Okay, so this is it. This morning at 11 am (EST) I sign in to ‘day surgery’ at Guelph General Hospital, then at 1pm they wheel me in and start cutting. If all goes well I’ll be home in time for supper.

I had the pre-op appointment yesterday and it was full of assurances that everything was going to work out just fine, my doctor is extremely good at what he does, and I’m healthy enough there should be no difficulties. And, oh yes… due to budget cuts I can’t have a piece of toast anymore when I wake up – layoffs to follow.

That’s right! There was much apologizing for the fact that there would be no toast. Apparently, since a surgery patient can’t eat for 12 hours beforehand, it was their custom to feed them some juice and toast when they woke up to settle the grumbling stomach. When budget cuts came along the toast was the first to go. Now I just get the juice and a biscuit.

I guess everyone has ‘stuff’ with which they struggle; seemingly small stuff to you and I maybe, but it holds meaning for the people involved because it’s indicative of changes they’d rather not see. There are certainly a lot bigger problems in our health care system than supplying toast for day surgery patients, but those who work there see it as ‘just one more thing‘ that takes the joy out of their existence because it reminds them of what might follow – layoffs or whatever other darkness looms on the horizon.

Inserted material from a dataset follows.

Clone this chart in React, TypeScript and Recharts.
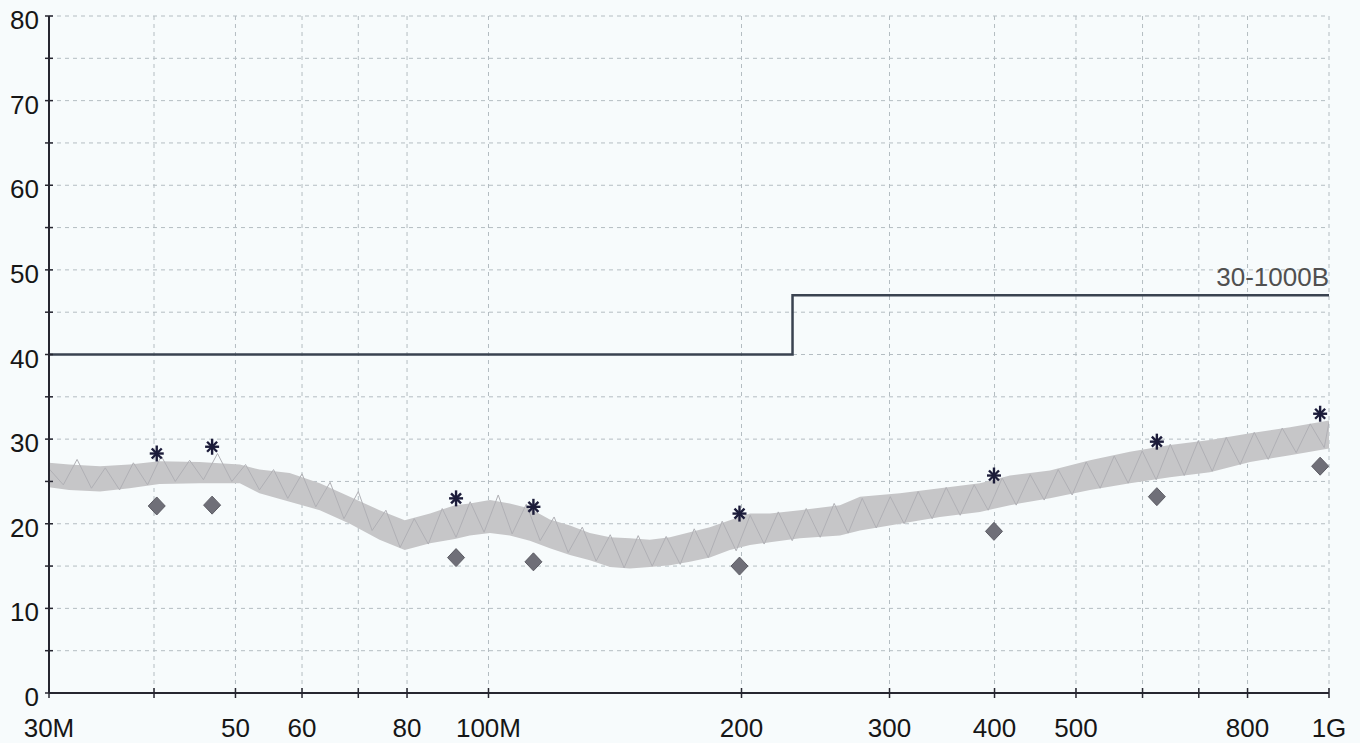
import React from 'react';
import { ComposedChart, XAxis, YAxis, CartesianGrid, Area, Line, Scatter } from 'recharts';

// Noise floor band (MHz, dBuV/m)
const bandFreq = [30, 31.7, 34.5, 37.4, 40.6, 45.3, 50.6, 53.4, 58, 63, 68.4, 74.2, 79.5, 85.2, 91.2, 95, 100.4, 106, 112, 118.3, 125, 132, 139.5, 147.3, 155.6, 164.4, 173.6, 183.4, 193.7, 204.7, 216.2, 234.7, 261.9, 276.7, 308.7, 344.4, 384.3, 417.3, 465.6, 519.6, 579.6, 646.8, 721.8, 805.5, 898.8, 1000];
const bandLow = [24.3, 24.0, 23.8, 24.2, 24.7, 24.8, 24.8, 23.6, 22.6, 21.6, 20.0, 18.1, 16.9, 17.7, 18.2, 18.6, 18.9, 18.6, 18.0, 17.1, 16.3, 15.7, 14.9, 14.7, 14.9, 15.1, 15.5, 16.0, 16.9, 17.5, 17.8, 18.3, 18.6, 19.2, 20.0, 20.8, 21.4, 22.2, 23.0, 24.0, 24.8, 25.5, 26.1, 27.3, 28.1, 28.9];
const bandHigh = [27.2, 27.0, 26.8, 27.0, 27.4, 27.3, 27.0, 26.4, 26.0, 24.8, 23.2, 21.6, 20.4, 21.2, 22.2, 22.4, 22.8, 22.4, 21.8, 20.5, 19.8, 18.9, 18.4, 18.3, 18.1, 18.4, 19.0, 19.6, 20.4, 21.2, 21.2, 21.6, 22.2, 23.2, 23.6, 24.2, 24.8, 25.7, 26.3, 27.5, 28.5, 29.3, 29.9, 30.7, 31.4, 32.2];

// Swept trace (peak detector)
const traceFreq = [30, 31.2, 32.4, 33.7, 35, 36.4, 37.8, 39.3, 40.8, 42.4, 44.1, 45.8, 47.6, 49.5, 51.4, 53.4, 55.5, 57.7, 60, 62.3, 64.8, 67.3, 70, 72.7, 75.5, 78.5, 81.6, 84.8, 88.1, 91.5, 95.1, 98.8, 102.7, 106.7, 110.9, 115.2, 119.7, 124.4, 129.3, 134.3, 139.6, 145, 150.7, 156.6, 162.7, 169.1, 175.7, 182.6, 189.7, 197.1, 204.8, 212.8, 221.2, 229.8, 238.8, 248.1, 257.8, 267.9, 278.4, 289.3, 300.6, 312.3, 324.5, 337.2, 350.4, 364.1, 378.3, 393.1, 408.5, 424.5, 441.1, 458.3, 476.2, 494.8, 514.2, 534.3, 555.2, 576.9, 599.5, 622.9, 647.3, 672.6, 698.9, 726.2, 754.6, 784.1, 814.8, 846.6, 879.7, 914.1, 949.8, 987, 1000];
const traceLevel = [26.5, 24.6, 27.6, 24.2, 26.6, 24.0, 27.2, 24.6, 28.0, 25.0, 27.5, 25.2, 28.3, 25.0, 27.0, 24.0, 26.4, 23.0, 25.9, 22.0, 24.9, 20.6, 23.8, 19.2, 21.6, 17.2, 20.6, 17.6, 21.8, 18.4, 22.6, 19.0, 23.4, 18.8, 22.3, 18.0, 20.8, 16.6, 19.6, 15.6, 18.7, 14.8, 18.6, 15.0, 18.5, 15.2, 19.4, 16.0, 20.3, 16.8, 21.0, 17.6, 21.4, 18.0, 21.8, 18.4, 22.4, 18.9, 23.0, 19.5, 23.2, 20.0, 23.8, 20.6, 24.3, 21.0, 24.6, 21.6, 25.4, 22.2, 25.8, 22.8, 26.4, 23.4, 27.3, 24.2, 28.0, 24.8, 28.6, 25.2, 29.4, 25.7, 29.8, 26.2, 30.2, 27.0, 30.8, 27.6, 31.3, 28.4, 31.8, 29.0, 32.0];

// Final measurement markers
const markerFreq = [40.3, 46.9, 91.5, 113.1, 198.9, 399.4, 624, 976];
const peakLevel = [28.3, 29.1, 23.0, 22.0, 21.2, 25.7, 29.7, 33.0];
const avgLevel = [22.1, 22.2, 16.0, 15.5, 15.0, 19.1, 23.2, 26.8];

// Limit line
const limitFreq = [30, 230, 230, 1000];
const limitLevel = [40, 40, 47, 47];
const limitName = '30-1000B';

const xTicks = [30, 40, 50, 60, 70, 80, 100, 200, 300, 400, 500, 600, 700, 800, 1000];
const xTickLabels = ['30M', '', '50', '60', '', '80', '100M', '200', '300', '400', '500', '', '', '800', '1G'];
const yTicks = [0, 5, 10, 15, 20, 25, 30, 35, 40, 45, 50, 55, 60, 65, 70, 75, 80];

const FONT = '"Liberation Sans", Arial, sans-serif';
const AXIS = '#262630';

const bandData = bandFreq.map((f, i) => ({ f, range: [bandLow[i], bandHigh[i]] }));
const traceData = traceFreq.map((f, i) => ({ f, v: traceLevel[i] }));
const peakData = markerFreq.map((f, i) => ({ f, v: peakLevel[i] }));
const avgData = markerFreq.map((f, i) => ({ f, v: avgLevel[i] }));
const limitData = limitFreq.map((f, i) => ({ f, v: limitLevel[i] }));
const labelData = [{ f: limitFreq[limitFreq.length - 1], v: limitLevel[limitLevel.length - 1] }];

const XTick = (props: any) => {
  const { x, y, payload } = props;
  const i = xTicks.indexOf(payload.value);
  const label = i >= 0 ? xTickLabels[i] : '';
  return (
    <g>
      <line x1={x} x2={x} y1={y - 5} y2={y + 5} stroke={AXIS} strokeWidth={1.5} />
      <text x={x} y={y + 44} textAnchor="middle" fontSize={26} fill="#161616" fontFamily={FONT}>{label}</text>
    </g>
  );
};

const YTick = (props: any) => {
  const { x, y, payload } = props;
  const label = payload.value % 10 === 0 ? String(payload.value) : '';
  return (
    <g>
      <line x1={x - 4} x2={x + 4} y1={y} y2={y} stroke={AXIS} strokeWidth={1.5} />
      <text x={x - 10} y={y + 13} textAnchor="end" fontSize={26} fill="#161616" fontFamily={FONT}>{label}</text>
    </g>
  );
};

const Asterisk = (props: any) => {
  const { cx, cy } = props;
  if (cx == null || cy == null) return <g />;
  const c = '#1c1c3a';
  return (
    <g stroke={c} strokeWidth={2.4}>
      <line x1={cx} x2={cx} y1={cy - 8} y2={cy + 8} />
      <line x1={cx - 7} x2={cx + 7} y1={cy} y2={cy} />
      <line x1={cx - 5} x2={cx + 5} y1={cy - 5} y2={cy + 5} />
      <line x1={cx - 5} x2={cx + 5} y1={cy + 5} y2={cy - 5} />
    </g>
  );
};

const Diamond = (props: any) => {
  const { cx, cy } = props;
  if (cx == null || cy == null) return <g />;
  return (
    <polygon
      points={`${cx},${cy - 9} ${cx + 8.5},${cy} ${cx},${cy + 9} ${cx - 8.5},${cy}`}
      fill="#6f6f78"
      stroke="#5c5c64"
      strokeWidth={1}
    />
  );
};

const LimitLabel = (props: any) => {
  const { cx, cy } = props;
  if (cx == null || cy == null) return <g />;
  return (
    <text x={cx} y={cy - 9} textAnchor="end" fontSize={26} fill="#505050" fontFamily={FONT}>{limitName}</text>
  );
};

export default function App() {
  return (
    <div style={{ position: 'absolute', left: 0, top: 0, width: 1360, height: 743, background: '#f7fbfc' }}>
      <ComposedChart width={1360} height={743} margin={{ top: 16, right: 31, left: 0, bottom: 0 }}>
        <CartesianGrid stroke="#b4bdc2" strokeDasharray="4 4" strokeWidth={1} />
        <XAxis
          dataKey="f"
          type="number"
          scale="log"
          domain={[30, 1000]}
          ticks={xTicks}
          allowDataOverflow
          height={50}
          tickSize={0}
          tickMargin={0}
          tickLine={false}
          tick={<XTick />}
          interval={0}
          axisLine={{ stroke: AXIS, strokeWidth: 2 }}
        />
        <YAxis
          type="number"
          domain={[0, 80]}
          ticks={yTicks}
          width={49}
          tickSize={0}
          tickMargin={0}
          tickLine={false}
          tick={<YTick />}
          interval={0}
          axisLine={{ stroke: AXIS, strokeWidth: 2 }}
        />
        <Area
          data={bandData}
          dataKey="range"
          type="linear"
          stroke="none"
          fill="#c6c6c8"
          fillOpacity={1}
          isAnimationActive={false}
        />
        <Line
          data={traceData}
          dataKey="v"
          type="linear"
          stroke="#b0b0b5"
          strokeWidth={1}
          dot={false}
          isAnimationActive={false}
        />
        <Line
          data={limitData}
          dataKey="v"
          type="linear"
          stroke="#3a4350"
          strokeWidth={2.5}
          dot={false}
          isAnimationActive={false}
        />
        <Scatter data={avgData} dataKey="v" shape={<Diamond />} isAnimationActive={false} />
        <Scatter data={peakData} dataKey="v" shape={<Asterisk />} isAnimationActive={false} />
        <Scatter data={labelData} dataKey="v" shape={<LimitLabel />} isAnimationActive={false} />
      </ComposedChart>
    </div>
  );
}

We all have little pieces of toast in our lives. Things that on the surface seem small and insignificant, but we are tempted to fall on our swords to protect them because of what they represent. We cry out against the powers that be, “Come on already! I know it’s tough and we need to make changes, but can’t we at least keep the toast?

If we can keep the toast, if we can manage one small victory as the darkness encroaches, then maybe we will survive this after all. Maybe it will serve as one small glimmer of light to give us some comfort.

So as I head into the hospital today, as much as I completely dread the experience (I haven’t been under the knife since I was 17), I find myself thinking about the nurse in pre-op who felt the need to apologize for the lack of toast. I know she’s feeling a pain of her own and needs prayer and support as much as I do.

So please, gentle reader, if you are inclined to pray for me this day as I endure my ordeal, for which I am truly grateful, then please remember the toast, and also pray for those at the hospital who face an uncertain future. And when you speak to the Father, offer a word for anyone you know who is struggling to hang on to one small comfort in life, that it might help them see their way through the temporary darkness and into a brighter tomorrow.